The test should be run once for each string, using it to set the tokenizer's initial state for that run. If test.initialStates is omitted, it defaults to ["Data state"].

test.lastStartTag is a lowercase string that should be used as "the tag name of the last start tag to have been emitted from this tokenizer", referenced in the spec's definition of appropriate end tag token. If it is omitted, it is treated as if "no start tag has been emitted from this tokenizer".

Test results

test.output is a list of tokens, ordered with the first produced by the tokenizer the first (leftmost) in the list. The list must mach the complete list of tokens that the tokenizer should produce. Valid tokens are:

["DOCTYPE", name, public_id, system_id, correctness]
["StartTag", name, {attributes}*, true*]
["StartTag", name, {attributes}]
["EndTag", name]
["Comment", data]
["Character", data]

public_id and system_id are either strings or null. correctness is either true or false; true corresponds to the force-quirks flag being false, and vice-versa.

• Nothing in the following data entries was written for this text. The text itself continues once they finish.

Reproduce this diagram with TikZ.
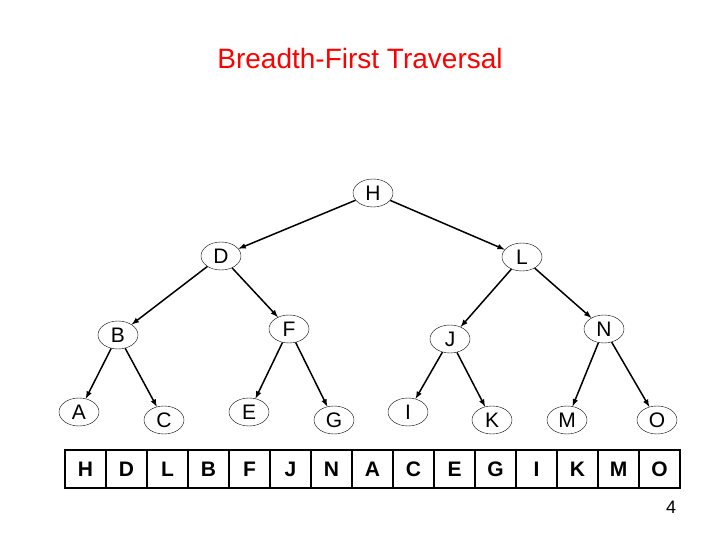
\documentclass[tikz,border=0pt]{standalone}
\usepackage{fontspec}
\setmainfont{Liberation Sans}
\usetikzlibrary{shapes.geometric}
\tikzset{
  >=latex,
  tnode/.style={ellipse,draw,thin,minimum width=40pt,minimum height=28pt,inner sep=0pt,font=\fontsize{21}{21}\selectfont},
  edge/.style={->,line width=1.5pt},
  cell/.style={font=\bfseries\fontsize{21}{21}\selectfont},
}
\begin{document}
\begin{tikzpicture}[x=1pt,y=-1pt]
  \useasboundingbox (0,0) rectangle (720,540);
  \node[red,font=\fontsize{28}{28}\selectfont] (title) at (360,58) {Breadth-First Traversal};

  % tree
  \foreach \n/\x/\y in {H/373/193, D/221/256, L/522/257, B/118/335, F/289/329,
      J/450/339, N/604/329, A/79/412, C/164/420, E/249/412, G/334/420,
      I/408/412, K/492/420, M/567/420, O/657/420}
    \node[tnode] (t\n) at (\x,\y) {\n};
  \foreach \p/\c in {H/D, H/L, D/B, D/F, L/J, L/N, B/A, B/C, F/E, F/G,
      J/I, J/K, N/M, N/O}
    \draw[edge] (t\p) -- (t\c);

  % queue
  \foreach \v [count=\i from 0] in {H,D,L,B,F,J,N,A,C,E,G,I,K,M,O}
    \node[cell] (q\i) at (65+20.5+41*\i,469) {\v};
  \foreach \i in {1,...,14}
    \draw[line width=1.5pt] (65+41*\i,450) -- (65+41*\i,488);
  \draw[line width=2.5pt] (65,450) rectangle (680,488);

  \node[font=\fontsize{18}{18}\selectfont] (page) at (671,507) {4};
\end{tikzpicture}
\end{document}
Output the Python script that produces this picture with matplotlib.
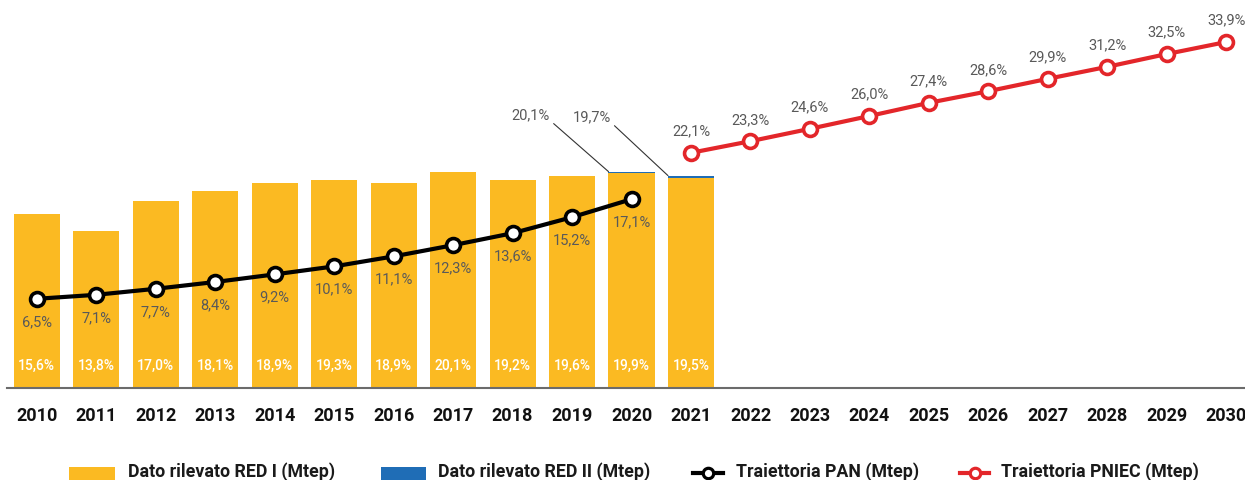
import matplotlib
matplotlib.use("Agg")
import matplotlib.pyplot as plt
from matplotlib.patches import Rectangle
from matplotlib.lines import Line2D

plt.rcParams['font.family'] = ['Roboto', 'DejaVu Sans']

# ---- data ----
years = [str(y) for y in range(2010, 2031)]
red1_years = years[:12]                     # 2010-2021
red1_mtep = [4.35, 3.93, 4.68, 4.93, 5.13, 5.20, 5.13, 5.40, 5.20, 5.30, 5.38, 5.25]
red1_share = ["15,6%", "13,8%", "17,0%", "18,1%", "18,9%", "19,3%", "18,9%",
              "20,1%", "19,2%", "19,6%", "19,9%", "19,5%"]
red2_years = ["2020", "2021"]
red2_extra_mtep = [0.03, 0.06]
red2_share = ["20,1%", "19,7%"]

pan_years = years[:11]                      # 2010-2020
pan_mtep = [2.23, 2.33, 2.48, 2.65, 2.84, 3.04, 3.29, 3.57, 3.87, 4.27, 4.72]
pan_share = ["6,5%", "7,1%", "7,7%", "8,4%", "9,2%", "10,1%", "11,1%",
             "12,3%", "13,6%", "15,2%", "17,1%"]

pniec_years = years[11:]                    # 2021-2030
pniec_mtep = [5.88, 6.17, 6.48, 6.80, 7.13, 7.42, 7.73, 8.03, 8.35, 8.65]
pniec_share = ["22,1%", "23,3%", "24,6%", "26,0%", "27,4%", "28,6%", "29,9%",
               "31,2%", "32,5%", "33,9%"]

legend_labels = ["Dato rilevato RED I (Mtep)", "Dato rilevato RED II (Mtep)",
                 "Traiettoria PAN (Mtep)", "Traiettoria PNIEC (Mtep)"]

# ---- style ----
YELLOW = "#FBBA22"
BLUE = "#1F6DB6"
RED = "#E3262A"
BLACK = "#000000"
GRAY = "#595959"

W, H = 1245, 481
fig = plt.figure(figsize=(W / 100, H / 100), dpi=100)
ax = fig.add_axes([7 / W, 92 / H, 1249 / W, 389 / H])

idx = {y: i for i, y in enumerate(years)}
bw = 0.774

x1 = [idx[y] for y in red1_years]
ax.bar(x1, red1_mtep, width=bw, color=YELLOW, zorder=2)
x2 = [idx[y] for y in red2_years]
base2 = [red1_mtep[idx[y]] for y in red2_years]
ax.bar(x2, red2_extra_mtep, bottom=base2, width=bw, color=BLUE, zorder=2)

for xi, v, s in zip(x1, red1_mtep, red1_share):
    ax.annotate(s, (xi, 0), xytext=(0, 16.5), textcoords="offset points",
                ha="center", va="center", color="white", fontsize=10,
                fontweight="medium", zorder=5)

# RED II annotations with leader lines
red2_offsets = [(-56, 41), (-55, 42.5)]
for y, b, e, s, off in zip(red2_years, base2, red2_extra_mtep, red2_share, red2_offsets):
    xi = idx[y]
    ax.annotate(s, (xi - bw / 2, b + e), xytext=off, textcoords="offset points",
                ha="center", va="center", color=GRAY, fontsize=10.5,
                arrowprops=dict(arrowstyle="-", color="#333333", lw=0.8,
                                shrinkA=1, shrinkB=0, relpos=(1.0, 0.1)),
                zorder=5)

xp = [idx[y] for y in pan_years]
ax.plot(xp, pan_mtep, color=BLACK, lw=3, marker="o", markersize=10,
        markerfacecolor="white", markeredgecolor=BLACK, markeredgewidth=2.6, zorder=4)
for xi, v, s in zip(xp, pan_mtep, pan_share):
    ax.annotate(s, (xi, v), xytext=(0, -16), textcoords="offset points",
                ha="center", va="center", color=GRAY, fontsize=10.5, zorder=5)

xn = [idx[y] for y in pniec_years]
ax.plot(xn, pniec_mtep, color=RED, lw=3, marker="o", markersize=10,
        markerfacecolor="white", markeredgecolor=RED, markeredgewidth=2.6, zorder=4)
for xi, v, s in zip(xn, pniec_mtep, pniec_share):
    ax.annotate(s, (xi, v), xytext=(0, 16), textcoords="offset points",
                ha="center", va="center", color=GRAY, fontsize=10.5, zorder=5)

ax.set_xlim(-0.5, len(years) - 0.5)
ax.set_ylim(0, 389 / 40)
ax.set_xticks(range(len(years)))
ax.set_xticklabels(years, fontsize=13, fontweight="bold", color="#111111")
ax.tick_params(axis="x", length=0, pad=13)
ax.set_yticks([])
for sp in ["top", "right", "left"]:
    ax.spines[sp].set_visible(False)
ax.spines["bottom"].set_color("#6b6b6b")
ax.spines["bottom"].set_linewidth(1.5)
ax.patch.set_alpha(0)

# ---- legend (drawn manually, figure pixel layout) ----
def fx(px):
    return px / W


def fy(py):
    return 1 - py / H


text_base = 477
leg_y = 474
# (kind, colour, handle x0, handle x1, text x)
legend_layout = [("patch", YELLOW, 69, 115, 128),
                 ("patch", BLUE, 381, 426, 438),
                 ("line", BLACK, 693, 723, 736),
                 ("line", RED, 960, 989, 1001)]
for (kind, col, hx0, hx1, tx), lab in zip(legend_layout, legend_labels):
    if kind == "patch":
        fig.add_artist(Rectangle((fx(hx0), fy(481)), fx(hx1) - fx(hx0), fy(468) - fy(481),
                                 transform=fig.transFigure, facecolor=col,
                                 edgecolor="none"))
    else:
        fig.add_artist(Line2D([fx(hx0), fx(hx1)], [fy(leg_y), fy(leg_y)],
                              transform=fig.transFigure, color=col, lw=3))
        fig.add_artist(Line2D([fx((hx0 + hx1) / 2)], [fy(leg_y)],
                              transform=fig.transFigure, color=col, marker="o",
                              markersize=7.5, markerfacecolor="white",
                              markeredgecolor=col, markeredgewidth=2.3))
    fig.text(fx(tx), fy(text_base), lab, ha="left", va="baseline",
             fontsize=12.8, fontweight="bold", color="#1a1a1a")

fig.savefig("out.png", dpi=100)
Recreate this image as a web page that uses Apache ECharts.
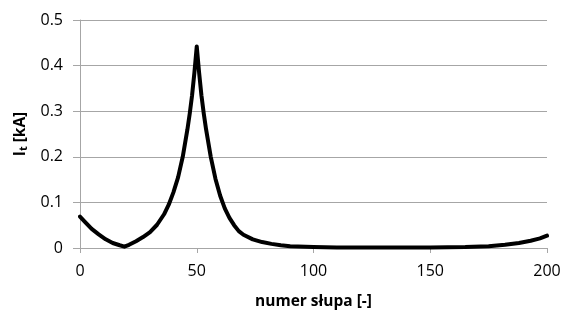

When the self-closing flag is set, the StartTag array has true as its fourth entry. When the flag is not set, the array has only three entries for backwards compatibility.

All adjacent character tokens are coalesced into a single ["Character", data] token.

If test.doubleEscaped is present and true, then every string within test.output must be further unescaped (as described above) before comparing with the tokenizer's output.

xmlViolation tests

tokenizer/xmlViolation.test differs from the above in a couple of ways:

  • The name of the single member of the top-level JSON object is "xmlViolationTests" instead of "tests".
  • Each test's expected output assumes that implementation is applying the tweaks given in the spec's "Coercing an HTML DOM into an infoset" section.